>> start Given data
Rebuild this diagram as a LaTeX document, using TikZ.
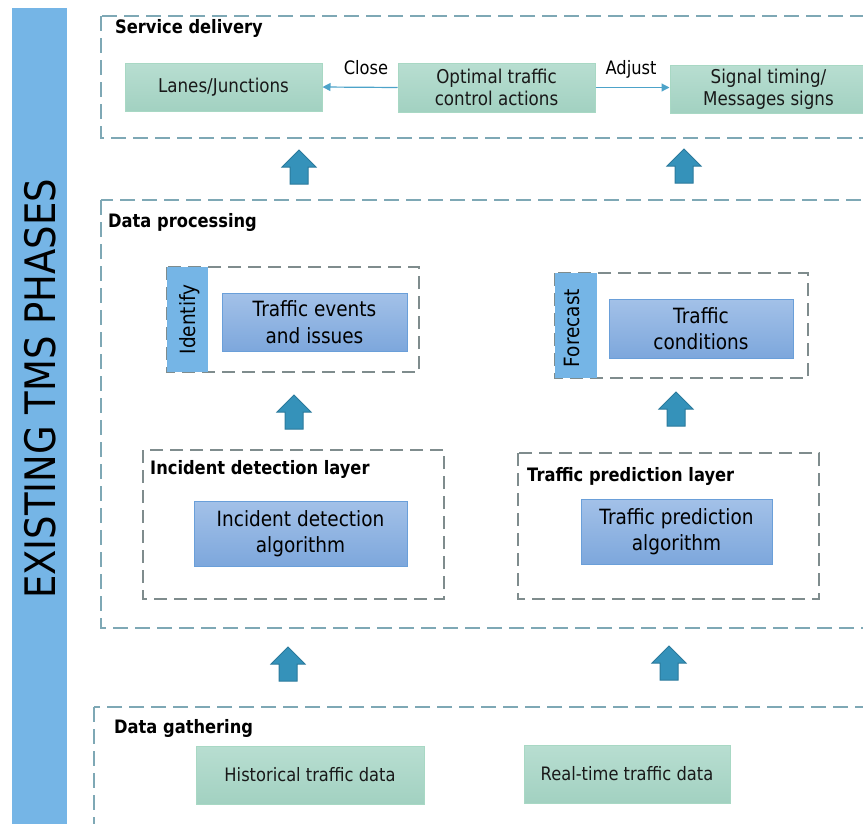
\documentclass[tikz,border=0pt]{standalone}
\usepackage{fontspec}
\setmainfont{DejaVu Sans}[FakeStretch=0.88]
\usetikzlibrary{arrows.meta}

\definecolor{phasebar}{HTML}{75B5E6}
\definecolor{outerdash}{HTML}{7EA8B5}
\definecolor{innerdash}{HTML}{7F8C8D}
\definecolor{greentop}{HTML}{B8DED1}
\definecolor{greenbot}{HTML}{A2D1C1}
\definecolor{greenedge}{HTML}{A8D8C4}
\definecolor{bluetop}{HTML}{A3C1E8}
\definecolor{bluebot}{HTML}{7DA7DC}
\definecolor{blueedge}{HTML}{6A9FD9}
\definecolor{liftfill}{HTML}{3592BA}
\definecolor{liftedge}{HTML}{2B7A9C}
\definecolor{flowline}{HTML}{4DA3C9}

\tikzset{
  greenbox/.style={draw=greenedge, line width=1pt, top color=greentop, bottom color=greenbot,
    align=center, inner sep=0pt, text=black!90, font=\fontsize{19}{22}\selectfont},
  bluebox/.style={draw=blueedge, line width=1pt, top color=bluetop, bottom color=bluebot,
    align=center, inner sep=0pt, text=black, font=\fontsize{21}{26.5}\selectfont},
  outerbox/.style={draw=outerdash, line width=2pt, dash pattern=on 15pt off 7pt},
  innerbox/.style={draw=innerdash, line width=2.2pt, dash pattern=on 13pt off 7pt},
  title/.style={font=\bfseries\fontsize{18.5}{22}\selectfont, anchor=base west, inner sep=0pt},
  tag/.style={fill=phasebar, draw=none},
  tagtext/.style={rotate=90, inner sep=0pt, font=\fontsize{21}{24}\selectfont},
  flowlabel/.style={anchor=base, inner sep=0pt, font=\fontsize{18.5}{22}\selectfont},
  flow/.style={draw=flowline, line width=1.2pt, -{Triangle[length=8pt,width=8pt]}},
  lift/.style={fill=liftfill, draw=liftedge, line width=1pt, line join=miter},
  liftarrow/.pic={\path[lift] (0,0) -- (17,17) -- (9,17) -- (9,34) -- (-9,34) -- (-9,17) -- (-17,17) -- cycle;}
}

\begin{document}
\begin{tikzpicture}[x=1pt, y=-1pt]
\useasboundingbox (0,0) rectangle (863,823);
\clip (0,0) rectangle (863,823);

% phase banner on the left
\fill[tag] (12,8) rectangle (67,830);
\node[rotate=90, inner sep=0pt, font=\fontsize{42}{42}\selectfont] (phases) at (40,389) {EXISTING TMS PHASES};

% ---------------- Service delivery ----------------
\draw[outerbox] (101,16) rectangle (900,138);
\node[title] (sdtitle) at (115,33) {Service delivery};
\node[greenbox, minimum width=197pt, minimum height=48pt] (lanes) at (223.5,87) {Lanes/Junctions};
\node[greenbox, minimum width=197pt, minimum height=49pt] (optimal) at (496.5,87.5) {Optimal traffic\\control actions};
\node[greenbox, minimum width=197pt, minimum height=48pt] (signal) at (768.5,89) {Signal timing/\\Messages signs};
\draw[flow] (optimal.west) -- (lanes.east);
\draw[flow] (optimal.east) -- (optimal.east -| signal.west);
\node[flowlabel] (close) at (366,74) {Close};
\node[flowlabel] (adjust) at (631,74) {Adjust};

\pic (up1) at (299,150) {liftarrow};
\pic (up2) at (684,149) {liftarrow};

% ---------------- Data processing ----------------
\draw[outerbox] (101,200) rectangle (900,628);
\node[title] (dptitle) at (108,227) {Data processing};

% identify group
\draw[innerbox] (167,267) rectangle (419,372);
\fill[tag] (167,267) rectangle (208,372);
\node[tagtext] (identify) at (190,319.5) {Identify};
\node[bluebox, minimum width=185pt, minimum height=58pt] (events) at (314.5,322) {Traffic events\\and issues};

% forecast group
\draw[innerbox] (555,273) rectangle (808,378);
\fill[tag] (555,273) rectangle (597,378);
\node[tagtext] (forecast) at (572,328) {Forecast};
\node[bluebox, minimum width=184pt, minimum height=59pt] (conditions) at (701,328.5) {Traffic\\conditions};

\pic (up3) at (294,395) {liftarrow};
\pic (up4) at (676,392) {liftarrow};

% incident detection layer
\draw[innerbox] (143,450) rectangle (444,599);
\node[title] (idtitle) at (150,474) {Incident detection layer};
\node[bluebox, minimum width=213pt, minimum height=65pt] (incident) at (300.5,533.5) {Incident detection\\algorithm};

% traffic prediction layer
\draw[innerbox] (518,453) rectangle (819,599);
\node[title] (tptitle) at (527,481) {Traffic prediction layer};
\node[bluebox, minimum width=191pt, minimum height=65pt] (prediction) at (676.5,531.5) {Traffic prediction\\algorithm};

\pic (up5) at (288,647) {liftarrow};
\pic (up6) at (669,646) {liftarrow};

% ---------------- Data gathering ----------------
\draw[outerbox] (94,707) rectangle (900,850);
\node[title] (dgtitle) at (114,733) {Data gathering};
\node[greenbox, minimum width=228pt, minimum height=58pt, font=\fontsize{18.5}{22}\selectfont] (historical) at (310,775) {Historical traffic data};
\node[greenbox, minimum width=206pt, minimum height=58pt, font=\fontsize{18.5}{22}\selectfont] (realtime) at (627,774) {Real-time traffic data};
\end{tikzpicture}
\end{document}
>> end Given data
▶ [What you should do]:
Return each line exactly as written. Any picture gets left out.

▶ [Task output]:
Rebuild this diagram as a LaTeX document, using TikZ.
\documentclass[tikz,border=0pt]{standalone}
\usepackage{fontspec}
\setmainfont{DejaVu Sans}[FakeStretch=0.88]
\usetikzlibrary{arrows.meta}

\definecolor{phasebar}{HTML}{75B5E6}
\definecolor{outerdash}{HTML}{7EA8B5}
\definecolor{innerdash}{HTML}{7F8C8D}
\definecolor{greentop}{HTML}{B8DED1}
\definecolor{greenbot}{HTML}{A2D1C1}
\definecolor{greenedge}{HTML}{A8D8C4}
\definecolor{bluetop}{HTML}{A3C1E8}
\definecolor{bluebot}{HTML}{7DA7DC}
\definecolor{blueedge}{HTML}{6A9FD9}
\definecolor{liftfill}{HTML}{3592BA}
\definecolor{liftedge}{HTML}{2B7A9C}
\definecolor{flowline}{HTML}{4DA3C9}

\tikzset{
  greenbox/.style={draw=greenedge, line width=1pt, top color=greentop, bottom color=greenbot,
    align=center, inner sep=0pt, text=black!90, font=\fontsize{19}{22}\selectfont},
  bluebox/.style={draw=blueedge, line width=1pt, top color=bluetop, bottom color=bluebot,
    align=center, inner sep=0pt, text=black, font=\fontsize{21}{26.5}\selectfont},
  outerbox/.style={draw=outerdash, line width=2pt, dash pattern=on 15pt off 7pt},
  innerbox/.style={draw=innerdash, line width=2.2pt, dash pattern=on 13pt off 7pt},
  title/.style={font=\bfseries\fontsize{18.5}{22}\selectfont, anchor=base west, inner sep=0pt},
  tag/.style={fill=phasebar, draw=none},
  tagtext/.style={rotate=90, inner sep=0pt, font=\fontsize{21}{24}\selectfont},
  flowlabel/.style={anchor=base, inner sep=0pt, font=\fontsize{18.5}{22}\selectfont},
  flow/.style={draw=flowline, line width=1.2pt, -{Triangle[length=8pt,width=8pt]}},
  lift/.style={fill=liftfill, draw=liftedge, line width=1pt, line join=miter},
  liftarrow/.pic={\path[lift] (0,0) -- (17,17) -- (9,17) -- (9,34) -- (-9,34) -- (-9,17) -- (-17,17) -- cycle;}
}

\begin{document}
\begin{tikzpicture}[x=1pt, y=-1pt]
\useasboundingbox (0,0) rectangle (863,823);
\clip (0,0) rectangle (863,823);

% phase banner on the left
\fill[tag] (12,8) rectangle (67,830);
\node[rotate=90, inner sep=0pt, font=\fontsize{42}{42}\selectfont] (phases) at (40,389) {EXISTING TMS PHASES};

% ---------------- Service delivery ----------------
\draw[outerbox] (101,16) rectangle (900,138);
\node[title] (sdtitle) at (115,33) {Service delivery};
\node[greenbox, minimum width=197pt, minimum height=48pt] (lanes) at (223.5,87) {Lanes/Junctions};
\node[greenbox, minimum width=197pt, minimum height=49pt] (optimal) at (496.5,87.5) {Optimal traffic\\control actions};
\node[greenbox, minimum width=197pt, minimum height=48pt] (signal) at (768.5,89) {Signal timing/\\Messages signs};
\draw[flow] (optimal.west) -- (lanes.east);
\draw[flow] (optimal.east) -- (optimal.east -| signal.west);
\node[flowlabel] (close) at (366,74) {Close};
\node[flowlabel] (adjust) at (631,74) {Adjust};

\pic (up1) at (299,150) {liftarrow};
\pic (up2) at (684,149) {liftarrow};

% ---------------- Data processing ----------------
\draw[outerbox] (101,200) rectangle (900,628);
\node[title] (dptitle) at (108,227) {Data processing};

% identify group
\draw[innerbox] (167,267) rectangle (419,372);
\fill[tag] (167,267) rectangle (208,372);
\node[tagtext] (identify) at (190,319.5) {Identify};
\node[bluebox, minimum width=185pt, minimum height=58pt] (events) at (314.5,322) {Traffic events\\and issues};

% forecast group
\draw[innerbox] (555,273) rectangle (808,378);
\fill[tag] (555,273) rectangle (597,378);
\node[tagtext] (forecast) at (572,328) {Forecast};
\node[bluebox, minimum width=184pt, minimum height=59pt] (conditions) at (701,328.5) {Traffic\\conditions};

\pic (up3) at (294,395) {liftarrow};
\pic (up4) at (676,392) {liftarrow};

% incident detection layer
\draw[innerbox] (143,450) rectangle (444,599);
\node[title] (idtitle) at (150,474) {Incident detection layer};
\node[bluebox, minimum width=213pt, minimum height=65pt] (incident) at (300.5,533.5) {Incident detection\\algorithm};

% traffic prediction layer
\draw[innerbox] (518,453) rectangle (819,599);
\node[title] (tptitle) at (527,481) {Traffic prediction layer};
\node[bluebox, minimum width=191pt, minimum height=65pt] (prediction) at (676.5,531.5) {Traffic prediction\\algorithm};

\pic (up5) at (288,647) {liftarrow};
\pic (up6) at (669,646) {liftarrow};

% ---------------- Data gathering ----------------
\draw[outerbox] (94,707) rectangle (900,850);
\node[title] (dgtitle) at (114,733) {Data gathering};
\node[greenbox, minimum width=228pt, minimum height=58pt, font=\fontsize{18.5}{22}\selectfont] (historical) at (310,775) {Historical traffic data};
\node[greenbox, minimum width=206pt, minimum height=58pt, font=\fontsize{18.5}{22}\selectfont] (realtime) at (627,774) {Real-time traffic data};
\end{tikzpicture}
\end{document}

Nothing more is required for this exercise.